A Mortgage Bankers Association spokesman, John Mechem, said the group “has been in discussions with ICE to highlight the impact that the proposal would have on the market.” Libor rates are the most common benchmarks for U.S. adjustable-rate mortgages, including ones sold to government-backed Fannie Mae and Freddie Mac. Spokesmen for the companies or their overseer, the Federal Housing Finance Agency, declined to comment or didn’t immediately respond to e-mails.
ICE is open to changing the way it charges to use Libor, Chief Executive Officer Jeff Sprecher said on an Aug. 7 conference call to discuss earnings.
“These are relatively modest licensing fees for major users of Libor,” he said. “We continue to take input from people. We’re fine tuning it,” Sprecher added. “It’s amazing how broad the use of Libor is in the world. So we’re getting a lot of feedback from different kinds of users on how they use Libor. And that’s informing our licensing practices, which we continue to evolve.”
On the other hand, Sprecher said, people shouldn’t be surprised at the new costs associated with making the benchmark less prone to manipulation.
“It’s caught some people by surprise,” he said. “It’s interesting. There has been a lot of criticism by people that they wanted Libor to be better, but then when they’re asked to pay for it, they’re surprised. It shouldn’t be a surprise.”
Brookly McLaughlin, an ICE spokeswoman, said today that her company is “making a substantial investment in IBA in order to strengthen the benchmark and restore the integrity of Libor as an accurate, reliable and trusted benchmark,” referring to the ICE Benchmark Administration division that now runs Libor. “Toward that end we are working closely with the industry as we implement reasonable commercial terms.”
The new fees were “a shock to many” small lenders and “will be very problematic for thousands of community banks,” who had no role in the Libor scandal and face unfair costs relative to their use, according to a July 22 letter to ICE’s president by Independent Community Bankers of America President Camden Fine, a copy of which is posted on its website.
“We’re certainly hopeful that they’ll tier it, because it didn’t appear that their fee schedule accommodated different-sized institutions originally,” Chris Cole, an executive vice president at the trade group, said in an interview.
More than 6,500 U.S. community banks exist, according to the group. If each paid $16,000 to use Libor, the minimum amount charged to financial firms, ICE would reap in excess of $100 million annually. That doesn’t account for fees from the thousands of banks, insurance companies, hedge funds and asset managers that reference Libor in swaps contracts.
There are alternatives to Libor.
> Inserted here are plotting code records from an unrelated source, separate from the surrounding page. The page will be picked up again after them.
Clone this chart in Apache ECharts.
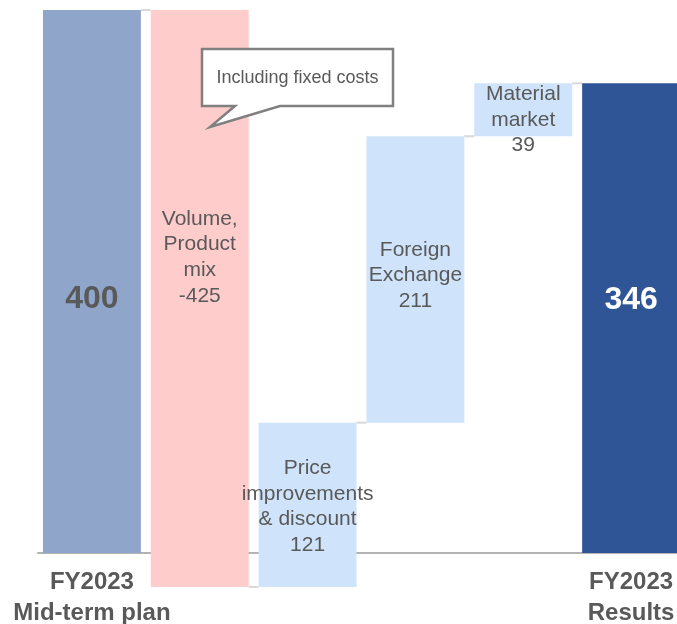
<!DOCTYPE html>
<html>
<head>
<meta charset="utf-8">
<script src="https://cdn.jsdelivr.net/npm/echarts@6/dist/echarts.min.js"></script>
<style>html,body{margin:0;padding:0;background:#fff;}#c{width:677px;height:624px;}</style>
</head>
<body>
<div id="c"></div>
<script>
// ---- data ----
var categories = ['FY2023 Mid-term plan', 'Volume, Product mix', 'Price improvements & discount', 'Foreign Exchange', 'Material market', 'FY2023 Results'];
var tickLabels = ['FY2023\nMid-term plan', '', '', '', '', 'FY2023\nResults'];
var values = [400, -425, 121, 211, 39, 346];
var kinds = ['total', 'delta', 'delta', 'delta', 'delta', 'total'];
var barLabels = ['400', 'Volume,\nProduct\nmix\n-425', 'Price\nimprovements\n& discount\n121', 'Foreign\nExchange\n211', 'Material\nmarket\n39', '346'];
var calloutText = 'Including fixed costs';

// ---- styles ----
var FONT = '"Liberation Sans", Arial';
var barColors = ['#8FA5C9', '#FFCCCC', '#CFE4FA', '#CFE4FA', '#CFE4FA', '#2F5597'];
var labelColors = ['#595959', '#595959', '#595959', '#595959', '#595959', '#ffffff'];
var labelFonts = ['bold 32px ' + FONT, '21px ' + FONT, '21px ' + FONT, '21px ' + FONT, '21px ' + FONT, 'bold 32px ' + FONT];
var labelOffsets = [[0, 18], [0, -41], [0, 2], [0, -4], [0, 10], [0, -18]];

// build ranges
var rangeData = [];
var connData = [];
var cum = 0;
for (var i = 0; i < values.length; i++) {
  var lo, hi;
  if (kinds[i] === 'total') { lo = 0; hi = values[i]; cum = values[i]; }
  else { var nc = cum + values[i]; lo = Math.min(cum, nc); hi = Math.max(cum, nc); cum = nc; }
  rangeData.push([i, lo, hi]);
  if (i < values.length - 1) connData.push([i, cum]);
}

var BAR_RATIO = 0.908;
var chart = echarts.init(document.getElementById('c'));
chart.setOption({
  animation: false,
  grid: { left: 38, width: 647, top: 10, bottom: 71, containLabel: false, outerBoundsMode: 'none' },
  xAxis: {
    type: 'category',
    data: categories,
    axisLine: { onZero: true, lineStyle: { color: '#b3b3b3', width: 2 } },
    axisTick: { show: false },
    axisLabel: {
      interval: 0,
      margin: 14,
      formatter: function (v, idx) { return tickLabels[idx]; },
      color: '#595959',
      fontFamily: FONT,
      fontWeight: 'bold',
      fontSize: 24,
      lineHeight: 31
    },
    splitLine: { show: false }
  },
  yAxis: { type: 'value', min: 0, max: 400, show: false, splitLine: { show: false } },
  series: [
    {
      type: 'custom',
      z: 1,
      clip: false,
      data: connData,
      renderItem: function (params, api) {
        var idx = api.value(0), lvl = api.value(1);
        var w = api.size([1, 0])[0] * BAR_RATIO;
        var p = api.coord([idx, lvl]);
        var q = api.coord([idx + 1, lvl]);
        return { type: 'line', shape: { x1: p[0] + w / 2, y1: p[1], x2: q[0] - w / 2, y2: p[1] }, style: { stroke: '#d9d9d9', lineWidth: 2 } };
      }
    },
    {
      type: 'custom',
      z: 2,
      clip: false,
      data: rangeData,
      renderItem: function (params, api) {
        var idx = api.value(0), lo = api.value(1), hi = api.value(2);
        var w = api.size([1, 0])[0] * BAR_RATIO;
        var pt = api.coord([idx, hi]);
        var pb = api.coord([idx, lo]);
        return {
          type: 'rect',
          shape: { x: pt[0] - w / 2, y: pt[1], width: w, height: pb[1] - pt[1] },
          style: { fill: barColors[idx] },
          textContent: {
            style: { text: barLabels[idx], fill: labelColors[idx], font: labelFonts[idx], align: 'center', verticalAlign: 'middle', lineHeight: 25.7 }
          },
          textConfig: { position: 'inside', offset: labelOffsets[idx] }
        };
      }
    }
  ],
  graphic: [
    {
      type: 'polygon',
      z: 10,
      shape: { points: [[202, 49], [393, 49], [393, 106], [280, 106], [210, 127], [235, 106], [202, 106]] },
      style: { fill: '#ffffff', stroke: '#808080', lineWidth: 2.5, lineJoin: 'miter' }
    },
    {
      type: 'text',
      z: 11,
      x: 297.5, y: 78,
      style: { text: calloutText, fill: '#595959', font: '18px ' + FONT, align: 'center', verticalAlign: 'middle' }
    }
  ]
});
</script>
</body>
</html>
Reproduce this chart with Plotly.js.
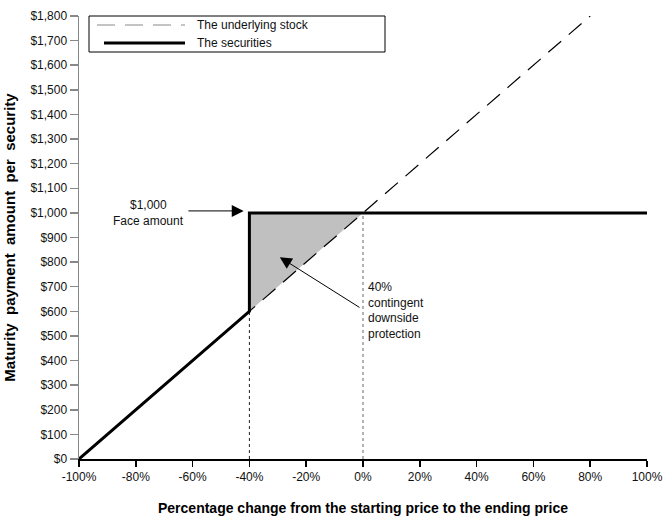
<!DOCTYPE html>
<html>
<head>
<meta charset="utf-8">
<script src="https://cdn.plot.ly/plotly-3.0.1.min.js"></script>
<style>
  html, body { margin: 0; padding: 0; background: #fff; }
  #chart { width: 671px; height: 522px; }
</style>
</head>
<body>
<div id="chart"></div>
<script>
// underlying stock: payment = 1000 * (1 + change)
const stockX = [-100, 80]
const stockY = [0, 1800]

// the securities
const securitiesX = [-100, -40, -40, 100]
const securitiesY = [0, 600, 1000, 1000]

// shaded protection zone
const protectX = [-40, -40, 0]
const protectY = [600, 1000, 1000]

// dotted guides
const guideBarrierX = [-40, -40]
const guideBarrierY = [0, 600]
const guideZeroX = [0, 0]
const guideZeroY = [0, 1000]

const xTicks = [-100, -80, -60, -40, -20, 0, 20, 40, 60, 80, 100]
const xTickText = xTicks.map(v => v + '%')
const yTicks = []
for (let v = 0; v <= 1800; v += 100) yTicks.push(v)
const yTickText = yTicks.map(v => '$' + v.toLocaleString('en-US'))

const FONT = 'Liberation Sans, Arial, sans-serif'

var data = [
    {
        x: protectX, y: protectY,
        mode: 'lines', fill: 'toself', fillcolor: '#c0c0c0',
        line: { width: 0 }, hoverinfo: 'skip', showlegend: false,
    },
    {
        x: guideBarrierX, y: guideBarrierY,
        mode: 'lines', line: { color: '#222', width: 1, dash: 'dot' },
        hoverinfo: 'skip', showlegend: false,
    },
    {
        x: guideZeroX, y: guideZeroY,
        mode: 'lines', line: { color: '#666', width: 1, dash: 'dot' },
        hoverinfo: 'skip', showlegend: false,
    },
    {
        name: 'The underlying stock',
        x: stockX, y: stockY,
        mode: 'lines', line: { color: '#000', width: 1.2, dash: '17px,10px' },
        showlegend: false,
    },
    {
        name: 'The securities',
        x: securitiesX, y: securitiesY,
        mode: 'lines', line: { color: '#000', width: 3 },
        showlegend: false,
    },
]

// legend drawn by hand so the sample lines are long like the original
const lx = v => (v - 79) / 568
const ly = v => (459 - v) / 443

var layout = {
    width: 671, height: 522,
    margin: { l: 79, r: 24, t: 16, b: 63 },
    paper_bgcolor: '#fff', plot_bgcolor: '#fff',
    font: { family: FONT, size: 12, color: '#111' },
    showlegend: false,
    xaxis: {
        range: [-100, 100],
        tickvals: xTicks, ticktext: xTickText,
        showgrid: false, zeroline: false,
        showline: true, linecolor: '#000', linewidth: 1.5,
        ticks: 'outside', ticklen: 6, tickcolor: '#000', tickwidth: 1.5,
        tickfont: { family: FONT, size: 12, color: '#111' },
        title: {
            text: '<b>Percentage change from the starting price to the ending price</b>',
            font: { family: FONT, size: 14, color: '#000' }, standoff: 20,
        },
        fixedrange: true,
    },
    yaxis: {
        range: [0, 1800],
        tickvals: yTicks, ticktext: yTickText,
        showgrid: false, zeroline: false,
        showline: true, linecolor: '#888', linewidth: 1.5,
        ticks: 'outside', ticklen: 8, tickcolor: '#888', tickwidth: 1.5,
        tickfont: { family: FONT, size: 12, color: '#111' },
        title: {
            text: '<b>Maturity  payment  amount  per  security</b>',
            font: { family: FONT, size: 15, color: '#000' }, standoff: 11,
        },
        fixedrange: true,
    },
    shapes: [
        { type: 'rect', xref: 'paper', yref: 'paper',
          x0: lx(89), x1: lx(385), y0: ly(52), y1: ly(16),
          line: { color: '#000', width: 1 }, fillcolor: '#fff' },
        { type: 'line', xref: 'paper', yref: 'paper',
          x0: lx(97), x1: lx(185), y0: ly(25), y1: ly(25),
          line: { color: '#888', width: 1, dash: '18px,10px' } },
        { type: 'line', xref: 'paper', yref: 'paper',
          x0: lx(104), x1: lx(185), y0: ly(43), y1: ly(43),
          line: { color: '#000', width: 3 } },
    ],
    annotations: [
        { xref: 'paper', yref: 'paper', x: lx(195), y: ly(25),
          xanchor: 'left', yanchor: 'middle', showarrow: false,
          text: 'The underlying stock', font: { size: 12 } },
        { xref: 'paper', yref: 'paper', x: lx(195), y: ly(43),
          xanchor: 'left', yanchor: 'middle', showarrow: false,
          text: 'The securities', font: { size: 12 } },
        // face amount
        { x: -75.6, y: 1033, xanchor: 'center', yanchor: 'middle',
          showarrow: false, text: '$1,000', font: { size: 12 } },
        { x: -75.6, y: 968, xanchor: 'center', yanchor: 'middle',
          showarrow: false, text: 'Face amount', font: { size: 12 } },
        { x: -42, y: 1008, ax: -62, ay: 1008, axref: 'x', ayref: 'y',
          text: '', showarrow: true, arrowhead: 2, arrowsize: 2.4,
          arrowwidth: 1, arrowcolor: '#000' },
        // protection
        { x: 1, y: 605, xanchor: 'left', yanchor: 'middle',
          showarrow: false, align: 'left',
          text: '40%<br>contingent<br>downside<br>protection',
          font: { size: 12 } },
        { x: -29.3, y: 820, ax: -0.7, ay: 612, axref: 'x', ayref: 'y',
          text: '', showarrow: true, arrowhead: 2, arrowsize: 2.4,
          arrowwidth: 1, arrowcolor: '#000' },
    ],
}

Plotly.newPlot('chart', data, layout, { displayModeBar: false, staticPlot: true })
</script>
</body>
</html>
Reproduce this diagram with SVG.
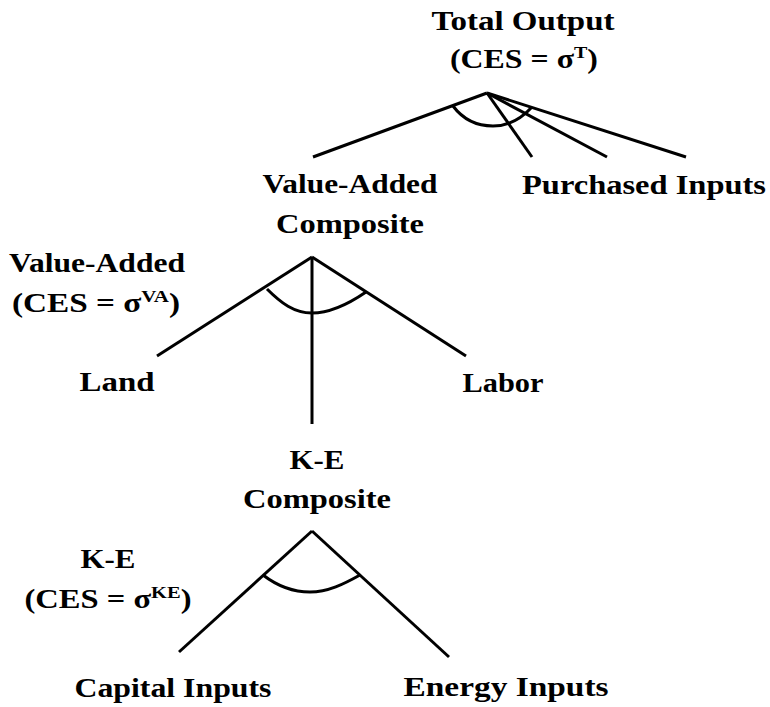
<svg xmlns="http://www.w3.org/2000/svg" width="770" height="707" viewBox="0 0 770 707" font-family="Liberation Serif, serif" font-weight="bold">
<style>
  .t { font-family: 'Liberation Serif', serif; font-weight: bold; font-size: 27px; fill: #000; text-anchor: middle; }
  .sup { font-size: 17px; }
  .ln { stroke: #000; stroke-width: 3; fill: none; stroke-linecap: butt; }
</style>
<rect width="770" height="707" fill="#fff"/>
<g id="connectors">
  <line class="ln" x1="487" y1="93" x2="313" y2="157"/>
  <line class="ln" x1="487" y1="93" x2="532" y2="157"/>
  <line class="ln" x1="487" y1="93" x2="607" y2="157"/>
  <line class="ln" x1="487" y1="93" x2="686" y2="157"/>
  <path class="ln" d="M453,106 C462,118 476,126 493,126 C510,126 522,118 532,107"/>
  <line class="ln" x1="312" y1="257" x2="157" y2="356"/>
  <line class="ln" x1="312" y1="257" x2="466" y2="356"/>
  <line class="ln" x1="312" y1="257" x2="312" y2="424"/>
  <path class="ln" d="M267,289 C281,303 294,313 312,313 C332,313 350,303 366,292"/>
  <line class="ln" x1="312" y1="531" x2="179" y2="652"/>
  <line class="ln" x1="312" y1="531" x2="449" y2="657"/>
  <path class="ln" d="M263,575 C276,585 292,592 310,592 C328,592 344,584 360,575"/>
</g>
<g id="total-output">
  <text class="t" x="523" y="30" textLength="183" lengthAdjust="spacingAndGlyphs">Total Output</text>
  <text class="t" x="524" y="68" textLength="148" lengthAdjust="spacingAndGlyphs">(CES = σ<tspan class="sup" dy="-10">T</tspan><tspan dy="10">)</tspan></text>
</g>
<g id="value-added-composite">
  <text class="t" x="350" y="193" textLength="175" lengthAdjust="spacingAndGlyphs">Value-Added</text>
  <text class="t" x="350" y="233" textLength="148" lengthAdjust="spacingAndGlyphs">Composite</text>
</g>
<g id="purchased-inputs">
  <text class="t" x="644" y="194" textLength="244" lengthAdjust="spacingAndGlyphs">Purchased Inputs</text>
</g>
<g id="value-added-ces">
  <text class="t" x="97" y="272" textLength="176" lengthAdjust="spacingAndGlyphs">Value-Added</text>
  <text class="t" x="96" y="312" textLength="168" lengthAdjust="spacingAndGlyphs">(CES = σ<tspan class="sup" dy="-10">VA</tspan><tspan dy="10">)</tspan></text>
</g>
<g id="land">
  <text class="t" x="117" y="391" textLength="75" lengthAdjust="spacingAndGlyphs">Land</text>
</g>
<g id="labor">
  <text class="t" x="503" y="392" textLength="81" lengthAdjust="spacingAndGlyphs">Labor</text>
</g>
<g id="ke-composite">
  <text class="t" x="317" y="469" textLength="55" lengthAdjust="spacingAndGlyphs">K-E</text>
  <text class="t" x="317" y="508" textLength="148" lengthAdjust="spacingAndGlyphs">Composite</text>
</g>
<g id="ke-ces">
  <text class="t" x="108" y="568" textLength="55" lengthAdjust="spacingAndGlyphs">K-E</text>
  <text class="t" x="108" y="608" textLength="167" lengthAdjust="spacingAndGlyphs">(CES = σ<tspan class="sup" dy="-10">KE</tspan><tspan dy="10">)</tspan></text>
</g>
<g id="capital-inputs">
  <text class="t" x="173" y="697" textLength="197" lengthAdjust="spacingAndGlyphs">Capital Inputs</text>
</g>
<g id="energy-inputs">
  <text class="t" x="506" y="696" textLength="205" lengthAdjust="spacingAndGlyphs">Energy Inputs</text>
</g>
</svg>
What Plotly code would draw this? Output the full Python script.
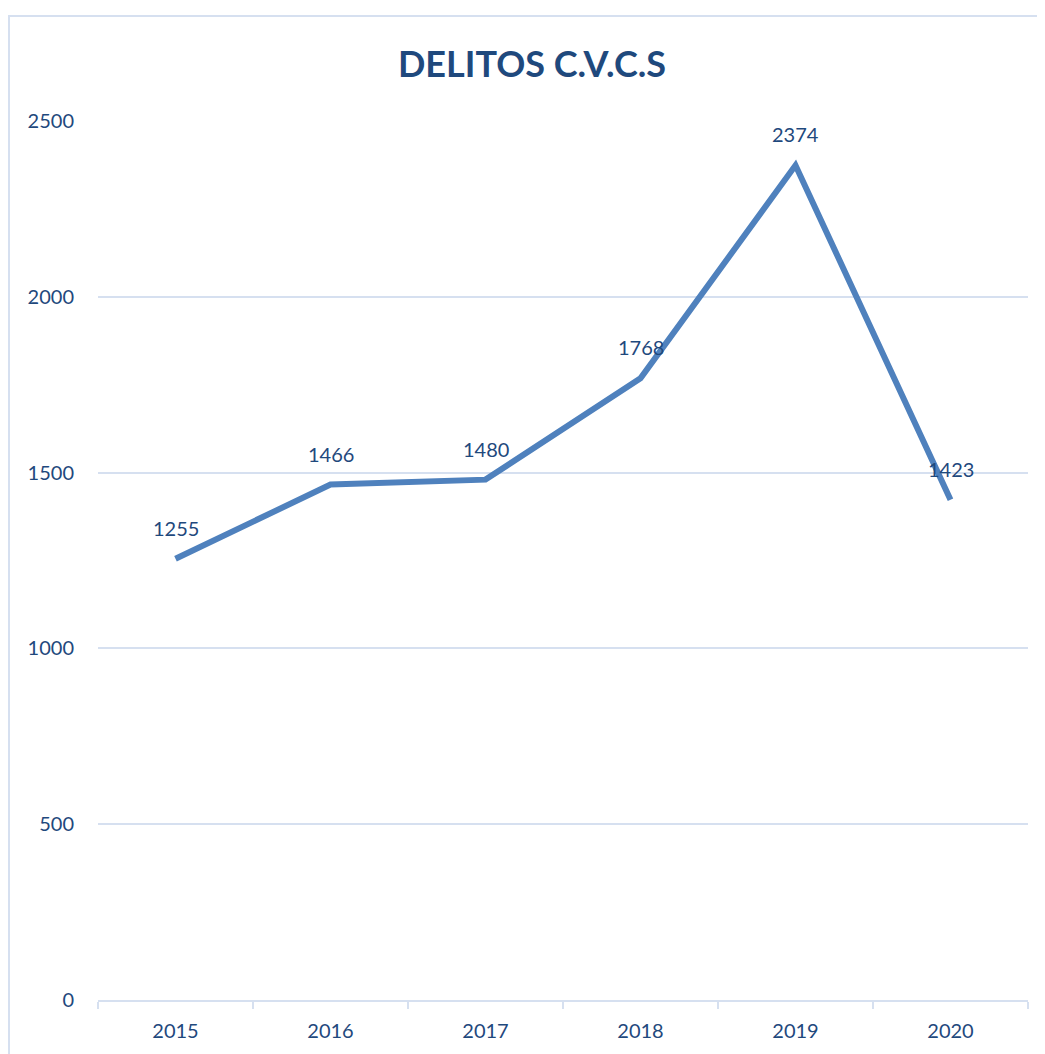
import plotly.graph_objects as go

years = ["2015", "2016", "2017", "2018", "2019", "2020"]
delitos = [1255, 1466, 1480, 1768, 2374, 1423]
y_ticks = [0, 500, 1000, 1500, 2000, 2500]

TEXT = "#1F497D"
GRID = "#D6E0F0"
LINE = "#4F81BD"
FONT = "Lato"

fig = go.Figure()
fig.add_trace(go.Scatter(
    x=years, y=delitos, mode="lines",
    line=dict(color=LINE, width=6),
    hoverinfo="x+y", showlegend=False,
))

# data labels above each point (category index, not the year string)
for i, v in enumerate(delitos):
    fig.add_annotation(x=i, y=v, text=str(v), showarrow=False,
                       yshift=31, font=dict(family=FONT, size=20, color=TEXT))

# chart area outline (partially cropped like the original)
fig.add_shape(type="rect", xref="paper", yref="paper",
              x0=-0.0957, x1=1.2, y0=-0.3, y1=1.1195,
              line=dict(color=GRID, width=2), layer="below")

# page body has an 8px margin, so everything is shifted by -8 here
fig.update_layout(
    width=1045, height=1054,
    margin=dict(l=90, r=25, t=113, b=62, autoexpand=False),
    paper_bgcolor="white", plot_bgcolor="white",
    font=dict(family=FONT, size=20, color=TEXT),
    title=dict(text="<b>DELITOS C.V.C.S</b>", x=524 / 1045, xanchor="center",
               y=1 - 56 / 1054, yanchor="middle",
               font=dict(family=FONT, size=36, color=TEXT)),
    xaxis=dict(
        type="category", range=[-0.5, 5.5],
        showline=True, linecolor=GRID, linewidth=2,
        ticks="outside", tickson="boundaries", ticklen=7,
        tickcolor=GRID, tickwidth=2,
        showgrid=False, zeroline=False,
        tickfont=dict(family=FONT, size=20, color=TEXT),
        ticklabelstandoff=12,
    ),
    yaxis=dict(
        range=[0, 2500], tickvals=y_ticks,
        showgrid=True, gridcolor=GRID, gridwidth=2,
        zeroline=False, showline=False, ticks="",
        tickfont=dict(family=FONT, size=20, color=TEXT),
        ticklabelstandoff=23,
    ),
)

fig.write_html("out.html")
A surge in the rate during the global financial crisis led some companies to switch pricing on corporate loans to using a method called base rates. That measure can make use of Federal Funds Rates, “prime rates” set by individual banks and Eurodollar rates.
“As of right now, I’m definitely hearing banks pausing in adding more Libor-referenced products to their books,” said the ABA’s DePierro.